The Statement Green Wall Pool — One Bold Move, Fully Committed
Some rooms try to impress you with everything at once. This one picks one dramatic move and executes it with total confidence: a full vertical green wall at the far end of the pool.
It acts as a natural focal point, pulling your eye straight through the space from the moment you walk in. Every well-designed room has a clear focal point — one thing that anchors the eye and organizes everything else around it. This green wall understood the assignment.
The symmetry throughout the rest of the room is quiet and deliberate. Pool, ceiling beams, and seating are all aligned on the same axis. It creates visual order without feeling rigid. The wood ceiling panels add warmth overhead, and hidden LED strips along the ceiling perimeter cast a soft glow that combines with the water’s light reflections to add a dimension you simply can’t achieve with floor lamps and accent decor.
Don’t ignore your ceiling. It’s the fifth wall, and it’s doing nothing in most pool spaces.
→ More feature wall ideas for interior spaces
The Cozy Cabin Pool — When Intimacy Beats Grandeur
Not every indoor pool needs to feel monumental. And honestly, some of the most inviting ones don’t.
This cabin-style pool is warm, intimate, and unapologetically nostalgic. Rustic beams overhead, worn wood tones throughout, a fireplace tucked right at the pool’s edge. It’s the kind of space that makes you want to stay long after you’ve stopped swimming.
What makes it work is the layering of imperfect textures — stone that looks quarried, wood that looks lived-in, textiles that look used. Slightly imperfect finishes feel more inviting than polished ones. Perfect surfaces are for showrooms. Livable spaces need a little softness.
The seating is placed right at the pool’s edge, which blurs the zone between swimming and lounging in the best possible way. Add throws, cushions in warm tones, and soft lighting. And the whimsical wall details? They make the space memorable. A little personality — even something quirky — is what turns a designed room into a space that feels like it belongs to someone.
The Double-Height Pool With Loft Garden — Thinking Vertically
This is what happens when a designer refuses to think in two dimensions.
The double-height ceiling instantly transforms scale — the pool below feels grander, more open, more considered. And the mezzanine level above, planted with greenery that spills over the railing, adds a second layer of visual interest that makes the whole room feel dynamic rather than static.
You don’t need a full mezzanine to borrow this idea. A high shelf lined with trailing plants, hanging planters at different heights, or a lofted reading nook can all introduce that vertical layering in a smaller home. The principle is the same: design upward, not just outward.
Large windows flood the room with light — which is critical in tall spaces. Without enough natural or artificial light, double-height rooms feel empty rather than airy. Keep the palette warm and cohesive (wood, stone, neutral upholstery), and let the height be the drama rather than fighting it with competing decor.

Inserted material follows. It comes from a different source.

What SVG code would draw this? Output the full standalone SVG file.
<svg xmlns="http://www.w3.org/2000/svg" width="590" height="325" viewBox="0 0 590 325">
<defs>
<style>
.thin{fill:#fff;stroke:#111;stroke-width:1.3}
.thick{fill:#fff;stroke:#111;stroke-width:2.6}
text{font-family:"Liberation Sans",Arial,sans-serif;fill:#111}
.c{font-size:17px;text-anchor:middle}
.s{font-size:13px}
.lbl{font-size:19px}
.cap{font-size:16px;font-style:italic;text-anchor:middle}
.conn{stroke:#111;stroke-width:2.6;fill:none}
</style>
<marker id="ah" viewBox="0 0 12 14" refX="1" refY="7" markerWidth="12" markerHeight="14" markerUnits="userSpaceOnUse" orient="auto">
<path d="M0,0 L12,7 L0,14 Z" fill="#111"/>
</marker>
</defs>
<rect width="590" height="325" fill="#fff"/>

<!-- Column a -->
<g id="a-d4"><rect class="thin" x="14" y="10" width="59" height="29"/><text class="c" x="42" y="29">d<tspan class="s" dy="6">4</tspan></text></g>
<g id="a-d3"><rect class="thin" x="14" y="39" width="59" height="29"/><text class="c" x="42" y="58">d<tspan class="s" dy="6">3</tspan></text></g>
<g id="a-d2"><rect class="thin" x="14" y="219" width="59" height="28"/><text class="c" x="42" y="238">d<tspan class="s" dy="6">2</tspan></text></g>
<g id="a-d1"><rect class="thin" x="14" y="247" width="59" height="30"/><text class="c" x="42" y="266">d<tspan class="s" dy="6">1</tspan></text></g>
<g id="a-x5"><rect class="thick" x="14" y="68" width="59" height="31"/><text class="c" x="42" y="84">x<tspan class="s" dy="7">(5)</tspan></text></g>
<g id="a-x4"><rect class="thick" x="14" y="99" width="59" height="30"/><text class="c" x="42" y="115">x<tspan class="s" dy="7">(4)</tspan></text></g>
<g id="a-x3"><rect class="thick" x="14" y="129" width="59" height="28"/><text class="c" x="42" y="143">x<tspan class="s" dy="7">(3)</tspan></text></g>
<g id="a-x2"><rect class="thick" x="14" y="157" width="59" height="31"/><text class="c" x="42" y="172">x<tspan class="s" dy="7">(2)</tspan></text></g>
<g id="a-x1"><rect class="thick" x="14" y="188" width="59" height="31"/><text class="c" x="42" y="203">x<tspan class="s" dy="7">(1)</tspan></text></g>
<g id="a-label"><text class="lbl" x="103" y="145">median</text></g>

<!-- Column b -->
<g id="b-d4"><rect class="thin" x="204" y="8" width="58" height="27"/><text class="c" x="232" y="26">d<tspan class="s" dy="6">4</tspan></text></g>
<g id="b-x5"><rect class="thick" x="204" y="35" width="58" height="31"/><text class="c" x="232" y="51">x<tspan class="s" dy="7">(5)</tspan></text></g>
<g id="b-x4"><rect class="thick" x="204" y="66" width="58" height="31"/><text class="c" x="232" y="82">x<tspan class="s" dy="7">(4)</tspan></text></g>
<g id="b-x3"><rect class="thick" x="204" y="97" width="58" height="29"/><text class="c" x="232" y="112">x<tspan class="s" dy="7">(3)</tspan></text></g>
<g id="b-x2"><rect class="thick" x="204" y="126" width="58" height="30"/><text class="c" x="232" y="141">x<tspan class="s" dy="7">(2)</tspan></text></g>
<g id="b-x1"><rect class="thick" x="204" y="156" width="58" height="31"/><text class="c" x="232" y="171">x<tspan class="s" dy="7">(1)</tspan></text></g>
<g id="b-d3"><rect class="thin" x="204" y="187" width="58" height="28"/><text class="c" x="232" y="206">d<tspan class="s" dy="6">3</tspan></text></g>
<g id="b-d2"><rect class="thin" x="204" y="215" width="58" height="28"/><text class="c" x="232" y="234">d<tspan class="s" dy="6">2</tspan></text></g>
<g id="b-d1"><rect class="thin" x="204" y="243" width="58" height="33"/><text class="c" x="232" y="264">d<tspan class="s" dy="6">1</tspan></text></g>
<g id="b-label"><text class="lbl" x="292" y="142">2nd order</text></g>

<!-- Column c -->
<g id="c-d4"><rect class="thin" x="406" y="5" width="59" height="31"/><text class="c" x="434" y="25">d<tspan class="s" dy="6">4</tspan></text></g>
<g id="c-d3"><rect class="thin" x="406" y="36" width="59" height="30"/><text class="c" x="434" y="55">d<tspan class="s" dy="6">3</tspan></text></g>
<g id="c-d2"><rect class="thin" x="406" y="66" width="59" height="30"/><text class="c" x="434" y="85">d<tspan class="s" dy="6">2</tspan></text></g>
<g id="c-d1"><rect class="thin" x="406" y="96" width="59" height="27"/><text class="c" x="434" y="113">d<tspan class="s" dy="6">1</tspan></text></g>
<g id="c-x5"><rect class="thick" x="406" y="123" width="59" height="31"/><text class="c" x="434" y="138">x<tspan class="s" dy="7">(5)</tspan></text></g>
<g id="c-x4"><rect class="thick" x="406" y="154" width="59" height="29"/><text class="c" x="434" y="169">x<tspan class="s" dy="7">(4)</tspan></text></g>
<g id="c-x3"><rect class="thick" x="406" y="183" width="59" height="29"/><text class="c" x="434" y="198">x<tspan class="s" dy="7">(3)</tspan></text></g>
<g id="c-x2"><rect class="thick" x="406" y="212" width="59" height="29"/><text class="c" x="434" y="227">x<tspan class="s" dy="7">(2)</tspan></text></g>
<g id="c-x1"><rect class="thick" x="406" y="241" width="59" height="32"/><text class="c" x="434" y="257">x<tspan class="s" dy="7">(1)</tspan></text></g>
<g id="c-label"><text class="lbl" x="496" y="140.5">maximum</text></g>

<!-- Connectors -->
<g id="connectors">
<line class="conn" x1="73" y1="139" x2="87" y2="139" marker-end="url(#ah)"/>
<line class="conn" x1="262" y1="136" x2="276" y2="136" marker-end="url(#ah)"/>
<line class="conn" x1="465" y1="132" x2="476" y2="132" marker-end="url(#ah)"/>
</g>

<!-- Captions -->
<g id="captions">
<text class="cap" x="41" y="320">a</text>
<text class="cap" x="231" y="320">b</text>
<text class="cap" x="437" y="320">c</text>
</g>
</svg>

What Ties All of These Spaces Together
After going through all eleven of these indoor pool concepts, one thing is clear — the most successful spaces aren’t the ones with the biggest budgets. They’re the ones built around a clear design intention.
Consistent material palettes. Thoughtful, layered lighting. A strong focal point. Vertical interest. And always, always some element of personality — whether that’s a waterfall, a fire feature, a hammock, or a wall of tropical plants.
The indoor pool spaces that feel genuinely special are the ones where you forget, even briefly, that you’re still inside your own home. That’s the goal. Not perfection. Not status. Just a space that makes you want to stay.
Build toward that, and you’ll get it right.